- Exercise aim
Begin with the line holding "Rebuild this chart", end with the line holding "years = list(range(1970, 1993))", and repeat every line in between exactly, without pictures.

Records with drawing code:

################

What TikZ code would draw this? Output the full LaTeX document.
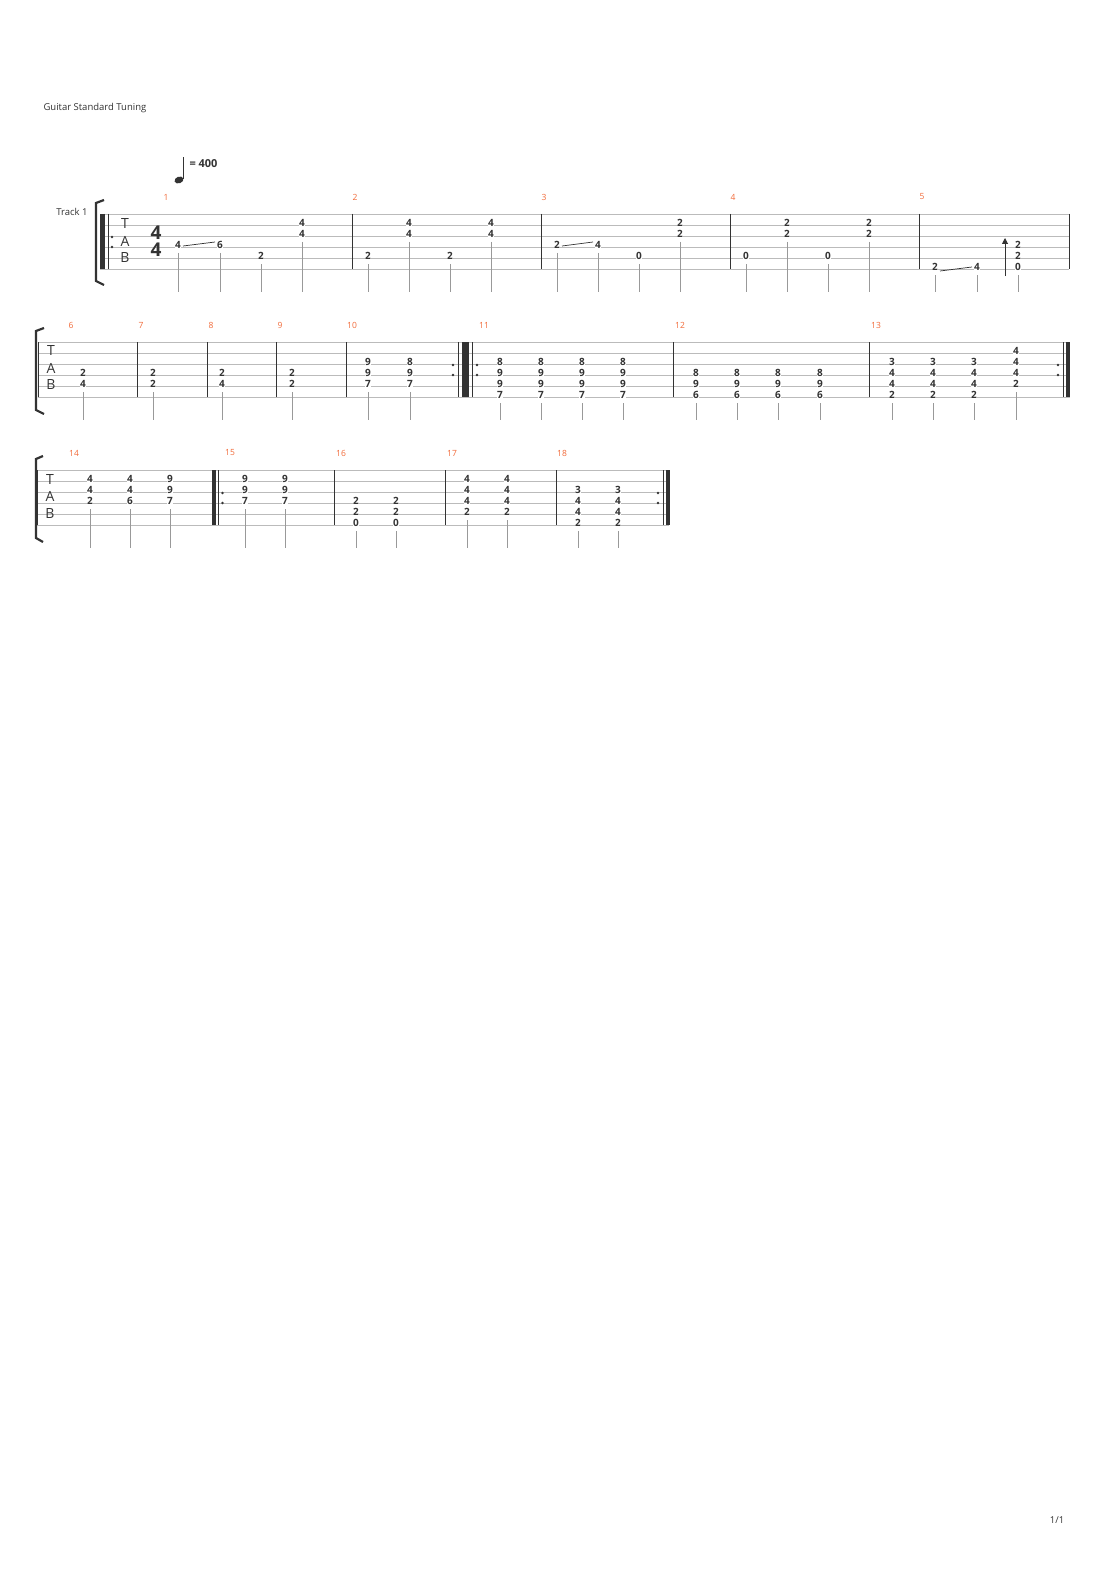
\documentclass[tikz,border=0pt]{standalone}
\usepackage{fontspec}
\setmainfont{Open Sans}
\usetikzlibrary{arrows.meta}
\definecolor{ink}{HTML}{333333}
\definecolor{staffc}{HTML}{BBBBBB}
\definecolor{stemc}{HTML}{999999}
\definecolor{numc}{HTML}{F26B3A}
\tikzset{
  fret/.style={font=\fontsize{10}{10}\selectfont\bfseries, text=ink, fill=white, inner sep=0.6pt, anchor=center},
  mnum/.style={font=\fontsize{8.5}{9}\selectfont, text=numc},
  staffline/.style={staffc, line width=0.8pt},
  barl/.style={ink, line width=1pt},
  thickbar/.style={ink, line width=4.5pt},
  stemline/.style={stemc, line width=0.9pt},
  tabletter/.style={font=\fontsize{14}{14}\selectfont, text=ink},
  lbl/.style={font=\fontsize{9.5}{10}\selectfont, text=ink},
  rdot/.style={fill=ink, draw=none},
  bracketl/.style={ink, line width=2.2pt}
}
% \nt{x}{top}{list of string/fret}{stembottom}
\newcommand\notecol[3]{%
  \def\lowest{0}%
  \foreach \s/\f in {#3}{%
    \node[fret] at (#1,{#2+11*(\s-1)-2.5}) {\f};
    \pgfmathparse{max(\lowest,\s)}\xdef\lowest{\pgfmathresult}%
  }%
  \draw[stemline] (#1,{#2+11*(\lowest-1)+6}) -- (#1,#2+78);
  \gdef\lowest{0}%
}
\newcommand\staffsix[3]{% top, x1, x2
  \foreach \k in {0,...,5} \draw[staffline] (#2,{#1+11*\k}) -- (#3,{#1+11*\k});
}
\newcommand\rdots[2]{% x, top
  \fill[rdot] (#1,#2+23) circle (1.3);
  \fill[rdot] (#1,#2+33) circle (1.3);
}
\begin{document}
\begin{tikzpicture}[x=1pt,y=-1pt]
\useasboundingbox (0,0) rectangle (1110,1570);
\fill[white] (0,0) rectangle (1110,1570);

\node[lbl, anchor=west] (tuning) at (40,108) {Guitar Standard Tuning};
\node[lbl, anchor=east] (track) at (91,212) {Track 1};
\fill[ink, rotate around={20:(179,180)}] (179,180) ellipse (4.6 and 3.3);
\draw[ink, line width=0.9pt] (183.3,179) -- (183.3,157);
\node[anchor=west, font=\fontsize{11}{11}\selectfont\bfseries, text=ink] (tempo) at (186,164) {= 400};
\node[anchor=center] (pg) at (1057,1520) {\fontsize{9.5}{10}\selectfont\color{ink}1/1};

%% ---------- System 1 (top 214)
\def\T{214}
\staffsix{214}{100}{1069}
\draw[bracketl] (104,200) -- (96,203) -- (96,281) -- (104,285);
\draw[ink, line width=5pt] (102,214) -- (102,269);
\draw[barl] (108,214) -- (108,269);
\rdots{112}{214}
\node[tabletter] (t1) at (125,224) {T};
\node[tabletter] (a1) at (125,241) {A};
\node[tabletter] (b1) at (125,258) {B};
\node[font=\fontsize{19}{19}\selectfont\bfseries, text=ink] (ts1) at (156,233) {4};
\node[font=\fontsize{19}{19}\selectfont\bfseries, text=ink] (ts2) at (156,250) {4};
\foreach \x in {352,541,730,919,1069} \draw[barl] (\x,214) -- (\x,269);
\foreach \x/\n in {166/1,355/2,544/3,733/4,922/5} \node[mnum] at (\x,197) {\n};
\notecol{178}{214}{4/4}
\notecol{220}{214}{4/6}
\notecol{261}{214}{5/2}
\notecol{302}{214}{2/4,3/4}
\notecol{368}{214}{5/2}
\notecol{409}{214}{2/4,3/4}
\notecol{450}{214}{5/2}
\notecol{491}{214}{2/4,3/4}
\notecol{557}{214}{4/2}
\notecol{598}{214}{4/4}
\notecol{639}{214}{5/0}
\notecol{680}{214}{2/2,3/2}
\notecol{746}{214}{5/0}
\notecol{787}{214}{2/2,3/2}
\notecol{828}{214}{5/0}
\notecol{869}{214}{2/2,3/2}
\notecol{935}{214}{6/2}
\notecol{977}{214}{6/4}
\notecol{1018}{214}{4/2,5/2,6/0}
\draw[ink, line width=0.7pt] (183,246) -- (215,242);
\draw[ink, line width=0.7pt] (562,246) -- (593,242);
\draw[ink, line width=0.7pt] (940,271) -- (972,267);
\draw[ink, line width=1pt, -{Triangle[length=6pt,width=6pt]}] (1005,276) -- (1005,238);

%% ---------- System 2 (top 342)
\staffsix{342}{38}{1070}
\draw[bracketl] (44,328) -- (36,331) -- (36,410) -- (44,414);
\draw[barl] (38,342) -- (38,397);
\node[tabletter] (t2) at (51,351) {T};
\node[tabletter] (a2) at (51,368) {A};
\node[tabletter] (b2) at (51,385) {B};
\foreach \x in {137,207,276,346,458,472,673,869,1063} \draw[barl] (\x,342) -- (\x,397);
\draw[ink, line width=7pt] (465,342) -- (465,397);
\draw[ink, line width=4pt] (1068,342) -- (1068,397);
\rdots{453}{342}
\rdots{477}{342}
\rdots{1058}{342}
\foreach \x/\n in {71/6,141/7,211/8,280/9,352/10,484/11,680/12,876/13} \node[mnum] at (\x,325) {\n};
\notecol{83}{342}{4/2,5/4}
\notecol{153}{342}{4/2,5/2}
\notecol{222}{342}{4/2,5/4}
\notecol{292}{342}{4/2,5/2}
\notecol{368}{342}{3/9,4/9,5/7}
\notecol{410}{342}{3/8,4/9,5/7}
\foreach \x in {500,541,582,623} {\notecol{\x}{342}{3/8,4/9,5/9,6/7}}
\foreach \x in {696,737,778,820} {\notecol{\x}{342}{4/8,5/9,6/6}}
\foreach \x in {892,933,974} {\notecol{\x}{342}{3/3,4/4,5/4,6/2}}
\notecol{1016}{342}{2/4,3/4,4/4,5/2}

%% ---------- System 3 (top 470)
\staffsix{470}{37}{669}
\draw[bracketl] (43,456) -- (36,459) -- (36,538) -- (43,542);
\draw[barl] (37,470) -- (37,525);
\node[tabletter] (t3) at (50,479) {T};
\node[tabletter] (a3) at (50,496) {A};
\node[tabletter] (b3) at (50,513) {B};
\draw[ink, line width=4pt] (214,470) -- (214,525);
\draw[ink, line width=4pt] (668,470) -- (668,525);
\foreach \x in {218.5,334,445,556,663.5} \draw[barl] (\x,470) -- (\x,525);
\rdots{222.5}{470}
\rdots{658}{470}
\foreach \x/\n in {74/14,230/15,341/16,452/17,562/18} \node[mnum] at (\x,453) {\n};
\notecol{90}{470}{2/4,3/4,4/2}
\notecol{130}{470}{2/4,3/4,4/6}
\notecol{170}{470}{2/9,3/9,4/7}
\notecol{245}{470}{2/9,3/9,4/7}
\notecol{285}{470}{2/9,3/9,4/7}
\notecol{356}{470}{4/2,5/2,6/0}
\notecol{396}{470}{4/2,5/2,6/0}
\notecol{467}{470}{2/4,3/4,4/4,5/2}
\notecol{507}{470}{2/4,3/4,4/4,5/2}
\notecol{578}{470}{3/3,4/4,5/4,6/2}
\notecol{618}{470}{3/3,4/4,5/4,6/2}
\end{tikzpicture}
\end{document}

################

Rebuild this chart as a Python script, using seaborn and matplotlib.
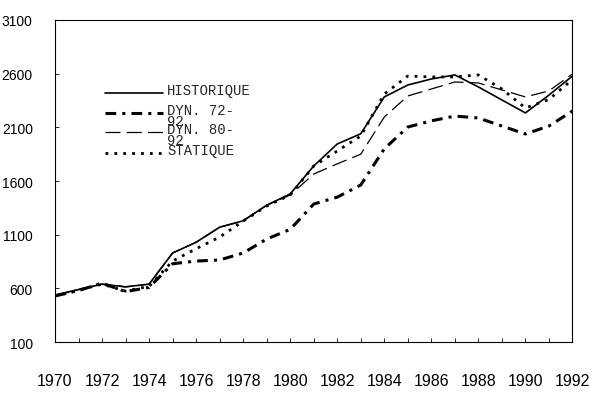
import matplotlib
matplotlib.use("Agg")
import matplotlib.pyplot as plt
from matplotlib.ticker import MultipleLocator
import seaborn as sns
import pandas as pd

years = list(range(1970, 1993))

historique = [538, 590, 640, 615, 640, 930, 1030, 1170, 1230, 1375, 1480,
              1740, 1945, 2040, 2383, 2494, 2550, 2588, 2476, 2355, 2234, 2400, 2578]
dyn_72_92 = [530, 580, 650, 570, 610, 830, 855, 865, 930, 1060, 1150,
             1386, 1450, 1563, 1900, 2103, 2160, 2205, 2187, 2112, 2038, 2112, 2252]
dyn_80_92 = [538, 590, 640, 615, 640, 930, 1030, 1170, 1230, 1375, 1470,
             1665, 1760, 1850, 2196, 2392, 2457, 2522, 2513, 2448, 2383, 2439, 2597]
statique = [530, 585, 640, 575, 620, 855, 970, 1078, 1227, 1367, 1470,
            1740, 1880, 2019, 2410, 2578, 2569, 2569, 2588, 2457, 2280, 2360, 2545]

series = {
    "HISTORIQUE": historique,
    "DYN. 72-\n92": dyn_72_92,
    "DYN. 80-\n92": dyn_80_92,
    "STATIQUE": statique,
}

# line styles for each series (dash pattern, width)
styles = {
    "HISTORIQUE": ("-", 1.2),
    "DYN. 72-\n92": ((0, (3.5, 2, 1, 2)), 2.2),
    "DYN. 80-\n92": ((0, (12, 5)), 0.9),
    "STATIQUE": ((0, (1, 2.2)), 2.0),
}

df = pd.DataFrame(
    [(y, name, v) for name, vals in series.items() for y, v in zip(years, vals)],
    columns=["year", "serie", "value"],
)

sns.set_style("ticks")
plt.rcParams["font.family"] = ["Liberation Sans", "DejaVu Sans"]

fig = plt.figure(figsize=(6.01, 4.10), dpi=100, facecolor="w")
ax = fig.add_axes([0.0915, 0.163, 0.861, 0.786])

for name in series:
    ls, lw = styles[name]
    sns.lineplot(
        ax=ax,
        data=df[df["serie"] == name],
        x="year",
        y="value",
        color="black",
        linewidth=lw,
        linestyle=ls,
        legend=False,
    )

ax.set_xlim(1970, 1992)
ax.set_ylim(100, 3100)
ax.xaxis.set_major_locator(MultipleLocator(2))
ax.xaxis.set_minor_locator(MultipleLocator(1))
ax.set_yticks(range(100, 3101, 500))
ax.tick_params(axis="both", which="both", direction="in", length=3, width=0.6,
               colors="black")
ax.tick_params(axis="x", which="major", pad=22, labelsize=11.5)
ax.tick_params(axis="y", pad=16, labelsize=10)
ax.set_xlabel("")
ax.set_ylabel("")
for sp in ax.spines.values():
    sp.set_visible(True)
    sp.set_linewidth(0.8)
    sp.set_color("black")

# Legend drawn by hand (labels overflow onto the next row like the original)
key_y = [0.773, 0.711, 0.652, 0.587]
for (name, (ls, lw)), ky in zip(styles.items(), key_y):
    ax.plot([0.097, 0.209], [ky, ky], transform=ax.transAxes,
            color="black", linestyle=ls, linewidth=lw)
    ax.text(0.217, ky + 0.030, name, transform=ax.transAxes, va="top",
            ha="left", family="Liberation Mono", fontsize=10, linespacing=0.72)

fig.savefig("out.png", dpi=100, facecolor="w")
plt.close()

################

- Correct response
Rebuild this chart as a Python script, using seaborn and matplotlib.
import matplotlib
matplotlib.use("Agg")
import matplotlib.pyplot as plt
from matplotlib.ticker import MultipleLocator
import seaborn as sns
import pandas as pd

years = list(range(1970, 1993))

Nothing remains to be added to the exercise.